The first factor, $$(1/2)^{n/2}$$ is the probability of a particular message occurring; the second enumerates all the ways to arrange the symbols. Using Stirling's formula and taking the large $$n$$ limit, this expression can be written

$P_n \approx 2^{-n[- \log_2 (1/2) + q \log_2 q + (1-q) \log_2 (1-q)]} = 2^{-nI(X;Y)} \, .$

where the last equality follows from Eq. (6). This analysis, which required only the use of Stirling's formula (and can be easily extended to the general case), provides a link between information theory and communications channels.

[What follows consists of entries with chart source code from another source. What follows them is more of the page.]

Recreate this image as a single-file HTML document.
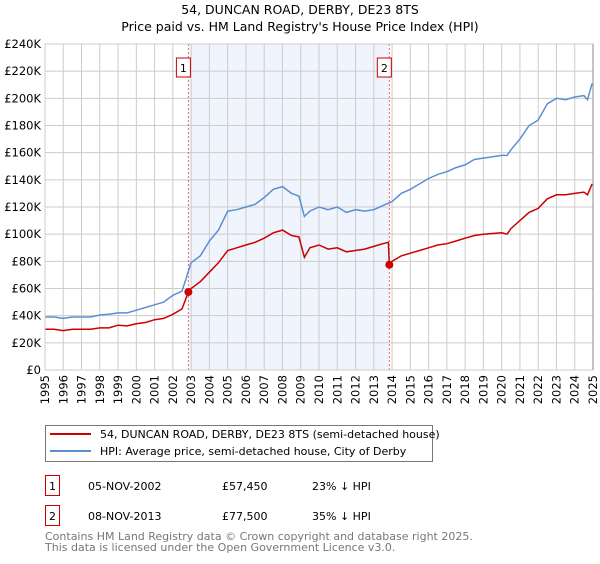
<!DOCTYPE html>
<html><head><meta charset="utf-8"><style>
body{margin:0;background:#fff;font-family:"DejaVu Sans","Liberation Sans",sans-serif;}
svg text{font-family:"DejaVu Sans","Liberation Sans",sans-serif;}
</style></head><body>
<svg id="c" width="600" height="560" xmlns="http://www.w3.org/2000/svg">
<text x="300" y="14" text-anchor="middle" font-size="12.5">54, DUNCAN ROAD, DERBY, DE23 8TS</text>
<text x="300" y="31" text-anchor="middle" font-size="12.5">Price paid vs. HM Land Registry's House Price Index (HPI)</text>
<g id="plot"></g>
<rect x="45.5" y="425.5" width="387" height="36" fill="#fff" stroke="#777"/>
<line x1="50" y1="434" x2="91" y2="434" stroke="#cc0000" stroke-width="2"/>
<text x="100" y="438" font-size="11">54, DUNCAN ROAD, DERBY, DE23 8TS (semi-detached house)</text>
<line x1="50" y1="451" x2="91" y2="451" stroke="#5b8fd4" stroke-width="2"/>
<text x="100" y="455" font-size="11">HPI: Average price, semi-detached house, City of Derby</text>
<rect x="45.5" y="475.5" width="14" height="20" fill="none" stroke="#cc0000"/>
<text x="52.5" y="490" font-size="11" text-anchor="middle">1</text>
<text x="88" y="490" font-size="11">05-NOV-2002</text>
<text x="222" y="490" font-size="11">£57,450</text>
<text x="312" y="490" font-size="11">23% ↓ HPI</text>
<rect x="45.5" y="505.5" width="14" height="20" fill="none" stroke="#cc0000"/>
<text x="52.5" y="520" font-size="11" text-anchor="middle">2</text>
<text x="88" y="520" font-size="11">08-NOV-2013</text>
<text x="222" y="520" font-size="11">£77,500</text>
<text x="312" y="520" font-size="11">35% ↓ HPI</text>
<text x="45" y="540" font-size="11" fill="#777">Contains HM Land Registry data © Crown copyright and database right 2025.</text>
<text x="45" y="551" font-size="11" fill="#777">This data is licensed under the Open Government Licence v3.0.</text>
</svg>
<script>
const hpiYears=[1995,1995.5,1996,1996.5,1997,1997.5,1998,1998.5,1999,1999.5,2000,2000.5,2001,2001.5,2002,2002.5,2003,2003.5,2004,2004.5,2005,2005.5,2006,2006.5,2007,2007.5,2008,2008.5,2008.9,2009.2,2009.5,2010,2010.5,2011,2011.5,2012,2012.5,2013,2013.5,2014,2014.5,2015,2015.5,2016,2016.5,2017,2017.5,2018,2018.5,2019,2019.5,2020,2020.3,2020.5,2021,2021.5,2022,2022.5,2023,2023.5,2024,2024.5,2024.7,2024.95];
const hpiValues=[39,39,38,39,39,39,40.5,41,42,42,44,46,48,50,55,58,79,84,95,103,117,118,120,122,127,133,135,130,128,113,117,120,118,120,116,118,117,118,121,124,130,133,137,141,144,146,149,151,155,156,157,158,158,162,170,180,184,196,200,199,201,202,199,211];
const priceYears=[1995,1995.5,1996,1996.5,1997,1997.5,1998,1998.5,1999,1999.5,2000,2000.5,2001,2001.5,2002,2002.5,2002.85,2003,2003.5,2004,2004.5,2005,2005.5,2006,2006.5,2007,2007.5,2008,2008.5,2008.9,2009.2,2009.5,2010,2010.5,2011,2011.5,2012,2012.5,2013,2013.5,2013.8,2013.85,2014,2014.5,2015,2015.5,2016,2016.5,2017,2017.5,2018,2018.5,2019,2019.5,2020,2020.3,2020.5,2021,2021.5,2022,2022.5,2023,2023.5,2024,2024.5,2024.7,2024.95];
const priceValues=[30,30,29,30,30,30,31,31,33,32.5,34,35,37,38,41,45,57.45,60,65,72,79,88,90,92,94,97,101,103,99,98,83,90,92,89,90,87,88,89,91,93,94,77.5,80,84,86,88,90,92,93,95,97,99,100,100.5,101,100,104,110,116,119,126,129,129,130,131,129,137];
const saleYears=[2002.85,2013.85];
const saleValues=[57.45,77.5];
const saleLabels=["1","2"];
const yTicks=[0,20,40,60,80,100,120,140,160,180,200,220,240];
const yTickLabels=["£0","£20K","£40K","£60K","£80K","£100K","£120K","£140K","£160K","£180K","£200K","£220K","£240K"];
const xTicks=[1995,1996,1997,1998,1999,2000,2001,2002,2003,2004,2005,2006,2007,2008,2009,2010,2011,2012,2013,2014,2015,2016,2017,2018,2019,2020,2021,2022,2023,2024,2025];

const L=45,R=593,T=44,B=370;
const xS=y=>L+(y-1995)/(2025-1995)*(R-L);
const yS=v=>B-v/240*(B-T);
const NS="http://www.w3.org/2000/svg";
const g=document.getElementById('plot');
function mk(t,a){const e=document.createElementNS(NS,t);for(const k in a)e.setAttribute(k,a[k]);g.appendChild(e);return e;}
let e=mk('rect',{x:xS(saleYears[0]),y:T,width:xS(saleYears[1])-xS(saleYears[0]),height:B-T,fill:'#f0f4fd'});


yTicks.forEach((v,i)=>{
 let l=mk('line',{x1:L,x2:R,y1:yS(v),y2:yS(v),stroke:'#ccc','stroke-width':1});
 
 
 let t=mk('text',{x:L-4,y:yS(v)+4,'text-anchor':'end','font-size':'11.5'});
 t.textContent=yTickLabels[i];
 
 
});
xTicks.forEach(y=>{
 let l=mk('line',{x1:xS(y),x2:xS(y),y1:T,y2:B,stroke:'#ccc','stroke-width':1});
 
 
 let t=mk('text',{x:0,y:0,'text-anchor':'end','font-size':'11.5',transform:`translate(${xS(y)+4},${B+5}) rotate(-90)`});
 t.textContent=y;
 
 
});
saleYears.forEach((y,i)=>{
 let l=mk('line',{x1:xS(y),x2:xS(y),y1:T,y2:B,stroke:'#e66','stroke-width':1,'stroke-dasharray':'2,2'});
 
 
 let r=mk('rect',{x:xS(y)-12,y:58,width:14,height:19,fill:'#fff',stroke:'#cc0000'});
 
 
 let t=mk('text',{x:xS(y)-5,y:72,'text-anchor':'middle','font-size':'11'});
 t.textContent=saleLabels[i];
 
 
});
function path(xs,vs){return xs.map((x,i)=>(i?'L':'M')+xS(x).toFixed(1)+','+yS(vs[i]).toFixed(1)).join('');}
e=mk('path',{d:path(hpiYears,hpiValues),fill:'none',stroke:'#5b8fd4','stroke-width':1.5});


e=mk('path',{d:path(priceYears,priceValues),fill:'none',stroke:'#cc0000','stroke-width':1.5});


saleYears.forEach((y,i)=>{
 let c=mk('circle',{cx:xS(y),cy:yS(saleValues[i]),r:4,fill:'#cc0000'});
 
 
});
e=mk('rect',{x:L,y:T,width:R-L,height:B-T,fill:'none',stroke:'#ccc'});


e=mk('line',{x1:R,x2:R,y1:T,y2:B,stroke:'#888','stroke-width':1});


</script>
</body></html>
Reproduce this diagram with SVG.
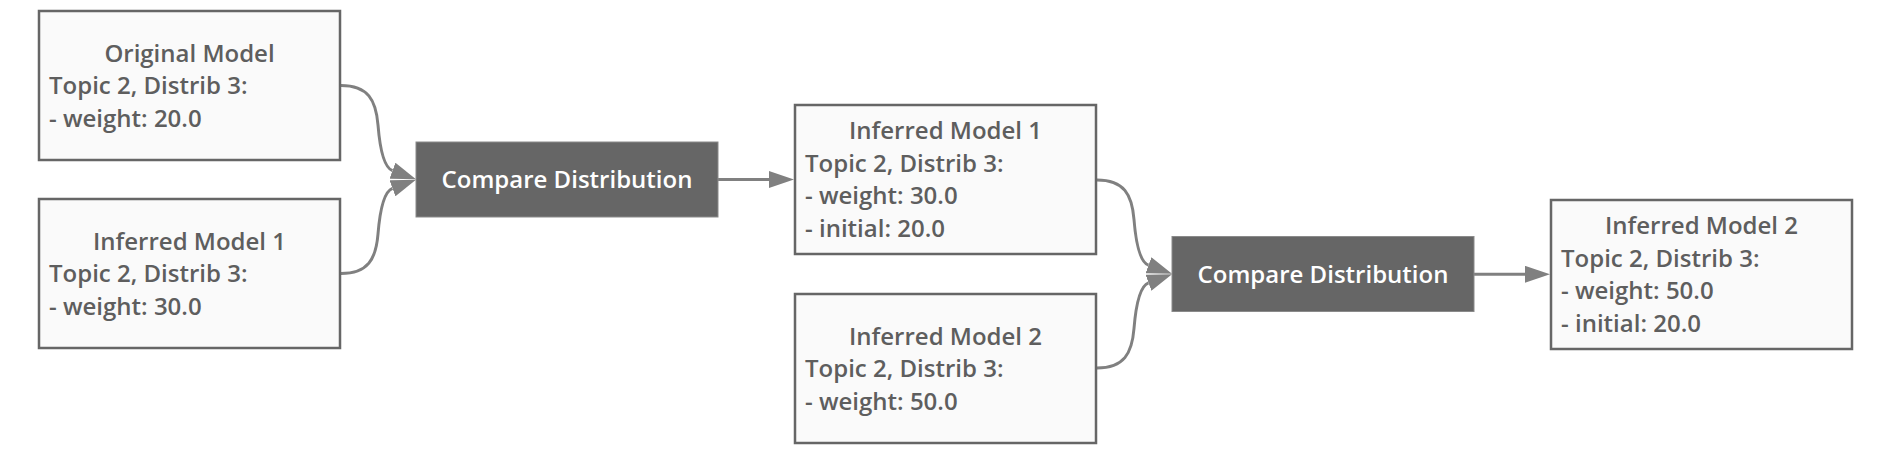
<svg xmlns="http://www.w3.org/2000/svg" width="1890" height="454" viewBox="0 0 1890 454">
<style>
.box{fill:#fafafa;stroke:#666;stroke-width:2.5}
.cmp{fill:#666;stroke:#8a8a8a;stroke-width:1}
.t{font-family:"Open Sans","Noto Sans",sans-serif;font-size:24px;font-weight:600;fill:#5e5e5e}
.c{text-anchor:middle}
.w{font-family:"Open Sans","Noto Sans",sans-serif;font-size:24px;font-weight:600;fill:#ffffff;text-anchor:middle}
.e{fill:none;stroke:#808080;stroke-width:3}
</style>
<defs>
<marker id="ah" markerUnits="userSpaceOnUse" markerWidth="25" markerHeight="17" refX="0" refY="8.5" orient="auto" viewBox="0 0 25 17">
<path d="M0,0 L25,8.5 L0,17 z" fill="#808080"/>
</marker>
</defs>
<g id="connectors">
<path class="e" marker-end="url(#ah)" d="M341,85.5 C368,85.5 376,100 378,125 C380,150 384,167.6 392.5,170.7"/>
<path class="e" marker-end="url(#ah)" d="M341,273.5 C368,273.5 376,259 378,234 C380,209 384,191.4 392.5,188.3"/>
<path class="e" marker-end="url(#ah)" d="M718,179.5 L769,179.5"/>
<path class="e" marker-end="url(#ah)" d="M1097,180 C1124,180 1132,194.5 1134,219.5 C1136,244.5 1140,262.1 1148.5,265.2"/>
<path class="e" marker-end="url(#ah)" d="M1097,368 C1124,368 1132,353.5 1134,328.5 C1136,303.5 1140,285.9 1148.5,282.8"/>
<path class="e" marker-end="url(#ah)" d="M1474,274.3 L1525,274.3"/>
</g>
<g id="original-model">
<rect class="box" x="39" y="11" width="301" height="149"/>
<text class="t c" x="189.5" y="61.5">Original Model</text>
<text class="t" x="49" y="94">Topic 2, Distrib 3:</text>
<text class="t" x="49" y="126.5">- weight: 20.0</text>
</g>
<g id="inferred-model-1a">
<rect class="box" x="39" y="199" width="301" height="149"/>
<text class="t c" x="189.5" y="249.5">Inferred Model 1</text>
<text class="t" x="49" y="282">Topic 2, Distrib 3:</text>
<text class="t" x="49" y="314.5">- weight: 30.0</text>
</g>
<g id="compare-1">
<rect class="cmp" x="416" y="142" width="302" height="75"/>
<text class="w" x="567" y="188">Compare Distribution</text>
</g>
<g id="inferred-model-1b">
<rect class="box" x="795" y="105" width="301" height="149"/>
<text class="t c" x="945.5" y="139.25">Inferred Model 1</text>
<text class="t" x="805" y="171.75">Topic 2, Distrib 3:</text>
<text class="t" x="805" y="204.25">- weight: 30.0</text>
<text class="t" x="805" y="236.75">- initial: 20.0</text>
</g>
<g id="inferred-model-2a">
<rect class="box" x="795" y="294" width="301" height="149"/>
<text class="t c" x="945.5" y="344.5">Inferred Model 2</text>
<text class="t" x="805" y="377">Topic 2, Distrib 3:</text>
<text class="t" x="805" y="409.5">- weight: 50.0</text>
</g>
<g id="compare-2">
<rect class="cmp" x="1172" y="236.5" width="302" height="75"/>
<text class="w" x="1323" y="282.5">Compare Distribution</text>
</g>
<g id="inferred-model-2b">
<rect class="box" x="1551" y="200" width="301" height="149"/>
<text class="t c" x="1701.5" y="234.25">Inferred Model 2</text>
<text class="t" x="1561" y="266.75">Topic 2, Distrib 3:</text>
<text class="t" x="1561" y="299.25">- weight: 50.0</text>
<text class="t" x="1561" y="331.75">- initial: 20.0</text>
</g>
</svg>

Note that two things are missing from this example. First, although we have computed the maximum number of messages ($$1/P_n\ ,$$ or $$2^{nI(X;Y)}$$), we have not discussed how to choose the messages. One way, which is close to optimal, is to generate each of the $$2^{n[I(X;Y)-\epsilon]}$$ messages by randomly choosing the $$x_i$$ from the distribution $$P_X(x)\ .$$ Second, we have not discussed how to optimize mutual information with respect to $$P_X(x)\ .$$ In general this must be done numerically. For the above example, though, there it is simple to find an analytic solution. Start by writing information as

$\tag{7} I(X;Y) = H(Y) - H(Y|X) = h(q P_X(1) + (1-q)(1-P_X(1)) - h(q) \, .$

where

$h(q) \equiv -q \log q - (1-q) \log (1-q)$

and the second equality in Eq. (7) follows from a small amount of algebra. As is easy to see, $$h(q)$$ is maximum when $$q=1/2\ ,$$ at which point $$h(1/2)=1\ .$$ For the first appearance of $$h$$ in Eq. (7), this maximum occurs when $$P_X(1)=1/2\ .$$ Thus, this channel is optimal when 0 and 1 appear on the input end with equal probability, and the channel capacity is $$1-h(q)\ .$$

While this fundamental theorem puts bounds on transmitted information, it does not tell us how to reach those bounds in practical situations. An active area of research is designing codes - known as error correcting codes - that come as close as possible to the limit given by mutual information.